原文: Replication is one of the most popular features used in RDBMS’s today. Replication is used for disaster recovery purposes (i.e. backup or warm stand-by servers), reporting systems where query activity is offloaded onto another machine to conserve resources on the transactional server, and scale-out architectures that use sharding or other methods to increase overall query performance and data throughput.

翻译: 今天,“复制”是关系数据库的最受欢迎的功能之一。复制的目的是用于灾难恢复(也就是备份或者叫“热”备用服务器),用于在事务服务器上报告系统,将查询活动转移到其他机器,以节约资源。并且这种分区或其他方法的横向扩展构架将会提升整体的查询性能以及数据的吞吐率。

原文: Replication is not restricted to only the major proprietary databases; open source databases such as MySQL and PostgreSQL also offer replication as a feature. While MySQL has offered built-in replication for a number of years, PostgreSQL replication used to be accomplished via community software that was an add-on to the core Postgres Server. That all changed with the release of version 9.0 of PostgreSQL, which now offers built-in streaming replication that is based on its proven write ahead log technology.

翻译: 复制功能,并不仅仅限制在专利的商业数据库,一些开源的比如:MySQL 和 PostgreSQL 也提供复制的功能。当MySQL已经内建提供复制功能好几年时,PostgreSQL的复制功能还只是社区通过附加组件形式被添加到核心PostgreSQL服务器。但是,直到PostgreSQL9.0版本时,一切都发生改变了,PostgreSQL现在提供内建一种基于WAL(预写日志)技术的流复制功能。

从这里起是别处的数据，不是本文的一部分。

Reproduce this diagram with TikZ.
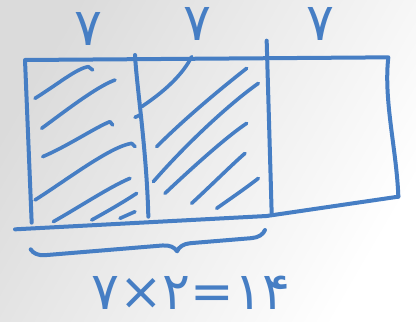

原文: With the two most popular open source databases now providing built-in replication, questions are being asked about how they differ in their replication technologies. What follows is a brief overview of both MySQL and PostgreSQL replication, with a brief compare and contrast of the implementations being performed immediately afterwards.

翻译: 现在,这两个最流行的开源数据库都已经提供了内建的复制功能,那么问题来了:他们两者之间的复制功能有什么区别?下面对MySQL和PostgreSQL作一些简要概述,作一个简单的比较和它们的实现区别之后来简单实践一下。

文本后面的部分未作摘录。